Todos los mexicanos cuando se llevan a cabo los procesos electorales impregnamos su desarrollo de grandes esperanzas, de proyectos, de optimismo. No dejamos de soñar e imaginar en una nueva forma de dirección del país en donde se dé absoluta preferencia al interés mayoritario en detrimento del individual. Y en donde la decisión por supuesto que tenga referente en el primer mandatario de la nación pero con el color de la gran mayoría de los mexicanos materializada en la Constitución de la República.
Esto significa que el Presidente de la República debe abstenerse de hacer actos fuera de la Constitución General ante la que juro el inicio de su mandato; que debe procurar la implementación de la mejor estrategia, sin falsas consultas, asumiendo la responsabilidad de posibles fallas, pero minimizándolas con una amplia convocatoria a los contrarios, no sus enemigos, a los cuales debe escuchar y tomar lo más positivo, no solo porque es sano sino porque son parte importante de la nación.

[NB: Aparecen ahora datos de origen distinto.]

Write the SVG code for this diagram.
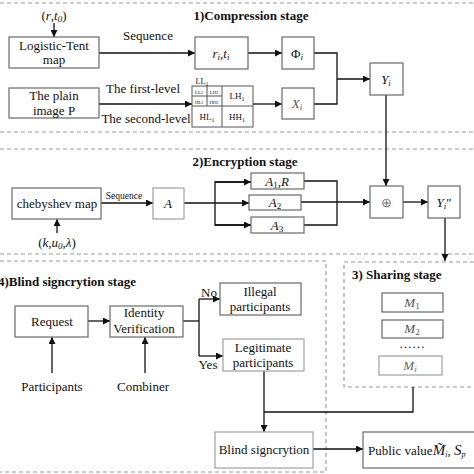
<svg xmlns="http://www.w3.org/2000/svg" width="474" height="474" viewBox="0 0 474 474">
<defs>
<marker id="ah" viewBox="0 0 10 10" refX="10" refY="5" markerWidth="7" markerHeight="7" markerUnits="userSpaceOnUse" orient="auto"><path d="M0,0 L10,5 L0,10 z" fill="#111"/></marker>
</defs>
<style>
text{font-family:"Liberation Serif","Times New Roman",serif;fill:#111;}
.t{font-size:13px;text-anchor:middle;}
.b{font-size:13px;font-weight:bold;}
.m{font-size:13px;font-style:italic;text-anchor:middle;}
.box{fill:#fff;stroke:#6a6a6a;stroke-width:1.2;}
.lbox{fill:#fff;stroke:#a0a0a0;stroke-width:1.2;}
.dash{fill:none;stroke:#9a9a9a;stroke-width:1.1;stroke-dasharray:4,3;}
.ln{fill:none;stroke:#111;stroke-width:1.3;}
.ar{fill:none;stroke:#111;stroke-width:1.3;marker-end:url(#ah);}
.g{fill:none;stroke:#555;stroke-width:1;}
</style>
<rect width="474" height="474" fill="#fff"/>

<g id="frames">
<line class="dash" x1="0" y1="3" x2="474" y2="3"/>
<line class="dash" x1="0" y1="132" x2="474" y2="132"/>
<line class="dash" x1="0" y1="149" x2="474" y2="149"/>
<line class="dash" x1="0" y1="254" x2="474" y2="254"/>
<polyline class="dash" points="0,261 326,261 326,472 0,472"/>
<polyline class="dash" points="474,262 344,262 344,387 474,387"/>
<text class="b" x="251" y="20" text-anchor="middle">1)Compression stage</text>
<text class="b" x="245" y="166" text-anchor="middle">2)Encryption stage</text>
<text class="b" x="-2" y="286">4)Blind signcrytion stage</text>
<text class="b" x="352" y="279">3) Sharing stage</text>
</g>

<g id="connectors">
<line class="ar" x1="54" y1="23" x2="54" y2="37"/>
<line class="ar" x1="99" y1="53" x2="195" y2="53"/>
<line class="ar" x1="248" y1="53" x2="282" y2="53"/>
<line class="ar" x1="99" y1="104" x2="192" y2="104"/>
<line class="ar" x1="253" y1="104" x2="282" y2="104"/>
<polyline class="ln" points="314,53 337,53 337,104 314,104"/>
<line class="ar" x1="337" y1="79" x2="370" y2="79"/>
<line class="ar" x1="386" y1="95" x2="386" y2="186"/>
<line class="ar" x1="101" y1="203" x2="153" y2="203"/>
<line class="ar" x1="57" y1="233" x2="57" y2="219"/>
<line class="ar" x1="184" y1="203" x2="249" y2="203"/>
<polyline class="ln" points="251,182 215,182 215,225 251,225"/>
<line class="ar" x1="215" y1="182" x2="251" y2="182"/>
<line class="ar" x1="215" y1="225" x2="251" y2="225"/>
<polyline class="ln" points="304,181 337,181 337,225 304,225"/>
<line class="ar" x1="301" y1="202" x2="370" y2="202"/>
<line class="ar" x1="403" y1="202" x2="428" y2="202"/>
<line class="ar" x1="445" y1="218" x2="445" y2="261"/>
<line class="ar" x1="88" y1="321" x2="110" y2="321"/>
<line class="ar" x1="52" y1="373" x2="52" y2="337"/>
<line class="ar" x1="145" y1="373" x2="145" y2="337"/>
<polyline class="ln" points="183,321 199,321"/>
<polyline class="ln" points="199,299 199,356"/>
<line class="ar" x1="199" y1="299" x2="220" y2="299"/>
<line class="ar" x1="199" y1="356" x2="223" y2="356"/>
<polyline class="ln" points="413,387 413,412 264,412"/>
<line class="ar" x1="264" y1="371" x2="264" y2="432"/>
<line class="ar" x1="313" y1="449" x2="363" y2="449"/>
<text class="t" x="148" y="40">Sequence</text>
<text class="t" x="143" y="93">The first-level</text>
<text class="t" x="146" y="123">The second-level</text>
<text x="124" y="199" style="font-size:9.5px;text-anchor:middle">Sequence</text>
<text class="t" x="209" y="297">No</text>
<text class="t" x="208" y="369">Yes</text>
</g>

<g id="n-rt0"><text class="t" x="54" y="20">(<tspan font-style="italic">r</tspan>,<tspan font-style="italic">t</tspan><tspan font-style="italic" font-size="9" dy="2">0</tspan><tspan dy="-2">)</tspan></text></g>

<g id="n-logistic"><rect class="box" x="9" y="37" width="90" height="31"/>
<text class="t" x="54" y="50">Logistic-Tent</text><text class="t" x="54" y="64">map</text></g>

<g id="n-plain"><rect class="box" x="9" y="88" width="90" height="30"/>
<text class="t" x="54" y="100">The plain</text><text class="t" x="54" y="115">image P</text></g>

<g id="n-rt"><rect class="box" x="195" y="37" width="53" height="32"/>
<text class="m" x="221" y="58">r<tspan font-size="9" dy="2">i</tspan><tspan dy="-2" font-style="normal">,</tspan>t<tspan font-size="9" dy="2">i</tspan></text></g>

<g id="n-phi"><rect class="box" x="282" y="37" width="32" height="32"/>
<text class="t" x="297" y="58">Φ<tspan font-size="9" font-style="italic" dy="2">i</tspan></text></g>

<g id="n-x"><rect class="box" x="282" y="88" width="32" height="31"/>
<text class="m" x="297" y="108" style="fill:#555">X<tspan font-size="9" dy="2">i</tspan></text></g>

<g id="n-y"><rect class="box" x="370" y="63" width="33" height="32"/>
<text class="m" x="386" y="84">Y<tspan font-size="9" dy="2">i</tspan></text></g>

<g id="n-wavelet">
<rect class="g" x="192" y="86" width="61" height="41" fill="#fff"/>
<line class="g" x1="222" y1="86" x2="222" y2="127"/>
<line class="g" x1="192" y1="106" x2="253" y2="106"/>
<line class="g" x1="207" y1="86" x2="207" y2="106"/>
<line class="g" x1="192" y1="96" x2="222" y2="96"/>
<text x="202" y="84" style="font-size:8px;text-anchor:middle">LL<tspan font-size="6" dy="1.5">1</tspan></text>
<text x="199" y="93.5" style="font-size:5px;text-anchor:middle">LL<tspan font-size="4">2</tspan></text>
<text x="214" y="93.5" style="font-size:5px;text-anchor:middle">LH<tspan font-size="4">2</tspan></text>
<text x="199" y="103.5" style="font-size:5px;text-anchor:middle">HL<tspan font-size="4">2</tspan></text>
<text x="214" y="103.5" style="font-size:5px;text-anchor:middle">HH<tspan font-size="4">2</tspan></text>
<text x="237" y="99" style="font-size:9px;text-anchor:middle">LH<tspan font-size="6" dy="1.5">1</tspan></text>
<text x="207" y="120" style="font-size:9px;text-anchor:middle">HL<tspan font-size="6" dy="1.5">1</tspan></text>
<text x="237" y="120" style="font-size:9px;text-anchor:middle">HH<tspan font-size="6" dy="1.5">1</tspan></text>
</g>

<g id="n-cheb"><rect class="box" x="12" y="188" width="89" height="31"/>
<text class="t" x="57" y="208">chebyshev map</text></g>

<g id="n-kul"><text class="t" x="57" y="247">(<tspan font-style="italic">k</tspan>,<tspan font-style="italic">u</tspan><tspan font-style="italic" font-size="9" dy="2">0</tspan><tspan dy="-2">,</tspan><tspan font-style="italic">λ</tspan>)</text></g>

<g id="n-a"><rect class="lbox" x="153" y="188" width="31" height="31"/>
<text class="m" x="168" y="208">A</text></g>

<g id="n-a1"><rect class="box" x="251" y="173" width="53" height="16"/>
<text class="m" x="277" y="186">A<tspan font-size="9" font-style="normal" dy="2">1</tspan><tspan dy="-2" font-style="normal">,</tspan>R</text></g>
<g id="n-a2"><rect class="box" x="249" y="195" width="52" height="15"/>
<text class="m" x="275" y="207">A<tspan font-size="9" font-style="normal" dy="2">2</tspan></text></g>
<g id="n-a3"><rect class="box" x="251" y="217" width="53" height="16"/>
<text class="m" x="277" y="230">A<tspan font-size="9" font-style="normal" dy="2">3</tspan></text></g>

<g id="n-xor"><rect class="box" x="370" y="186" width="33" height="32"/>
<text class="t" x="386" y="207" style="fill:#777">⊕</text></g>

<g id="n-y2"><rect class="box" x="428" y="186" width="32" height="32"/>
<text class="m" x="444" y="207">Y<tspan font-size="9" dy="2">i</tspan><tspan dy="-2" font-style="normal">″</tspan></text></g>

<g id="n-m1"><rect class="box" x="382" y="293" width="61" height="19"/>
<text class="m" x="412" y="307" style="fill:#555">M<tspan font-size="9" font-style="normal" dy="2">1</tspan></text></g>
<g id="n-m2"><rect class="box" x="382" y="320" width="61" height="18"/>
<text class="m" x="412" y="333" style="fill:#555">M<tspan font-size="9" font-style="normal" dy="2">2</tspan></text></g>
<g id="n-dots"><text class="t" x="412" y="348">……</text></g>
<g id="n-mi"><rect class="lbox" x="379" y="356" width="63" height="19"/>
<text class="m" x="410" y="370" style="fill:#666">M<tspan font-size="9" dy="2">i</tspan></text></g>

<g id="n-request"><rect class="box" x="15" y="306" width="73" height="31"/>
<text class="t" x="52" y="326">Request</text></g>
<g id="n-identity"><rect class="box" x="110" y="306" width="73" height="31"/>
<text class="t" x="144" y="317">Identity</text><text class="t" x="144" y="333">Verification</text></g>
<g id="n-participants"><text class="t" x="52" y="391">Participants</text></g>
<g id="n-combiner"><text class="t" x="143" y="391">Combiner</text></g>
<g id="n-illegal"><rect class="box" x="220" y="283" width="81" height="32"/>
<text class="t" x="260" y="296">Illegal</text><text class="t" x="260" y="311">participants</text></g>
<g id="n-legit"><rect class="lbox" x="223" y="339" width="81" height="32"/>
<text class="t" x="263" y="352">Legitimate</text><text class="t" x="263" y="367">participants</text></g>
<g id="n-blind"><rect class="lbox" x="215" y="432" width="98" height="36"/>
<text class="t" x="264" y="454">Blind signcrytion</text></g>
<g id="n-public"><rect class="box" x="363" y="432" width="115" height="36"/>
<text x="368" y="455" style="font-size:13px">Public value<tspan font-style="italic" font-size="15">M̃</tspan><tspan font-size="8" font-style="italic" dy="2">i</tspan><tspan dy="-2">, </tspan><tspan font-style="italic" font-size="15">S</tspan><tspan font-size="8" font-style="italic" dy="2">p</tspan></text></g>
</svg>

Si bien el centralismo se ha dado durante toda nuestra historia, buen porque se considere el mejor sistema, o porque se justifique que ante el caos es la única opción de gobernar, lo cierto es que la suma de todos los mexicanos creen en la democracia, esa cuyos mandatos derivan de su ejercicio; esa que señala que todas las conductas deben estar apegadas a la ética, a los valores esenciales de nuestra república, con estricto apego a las normas fundamentales para crear un verdadero Estado de derecho.
Un México de esta naturaleza no admite la supeditación de los poderes del Estado, cada uno tiene su papel, no solo en el ámbito del gobierno central, sino en el concierto federal en el que participan las entidades federativas y los municipios, las organizaciones privadas y las sociales. Toda ley tiene un costo en su decisión y en su aplicación, y lo menos que se debe pensar es en trasladar los costos a toda la sociedad mexicana, particularmente a los más desprotegidos, a ese sector de la población a la que le regalamos dinero público en aras de compensar los desequilibrios económicos y, ante malas decisiones legislativas, el recurso que se les entrega lejos de ser un motor se convierte en tan solo una compensación ante la desigualdad.
Los mexicanos no queremos que las intervenciones públicas se conviertan en muestras de una constante disputa entre los grupos de poder, y esto lo mencionamos porque no es una estrategia nueva para legitimar nuestras acciones y la lentitud de las políticas y la tardía aparición de resultados que se ofertaron en campaña de rápido cumplimiento.
La historiografía mexicana nos enseña que la imagen de los contrarios, esa que muestra a los triunfadores desacreditando a sus oponentes fue utilizada muy hábilmente para justificar la dictadura de Porfirio Díaz como una concentración necesaria para superar el caos que de todos los gobernantes que le habían antecedido. Y ahora es utilizada por los gobernantes populistas, particularmente en Venezuela y Bolivia.
Lo que demandamos es un gobierno que deje de sembrar odio, que deje de mencionar a los opositores como los detractores de su falta de resultados. Y en cambio, se someta a proceso previa denuncia e investigación, a quien haya infringido la ley para su beneficio personal o de grupo, y se dedique a gobernar para los mexicanos y con los mexicanos.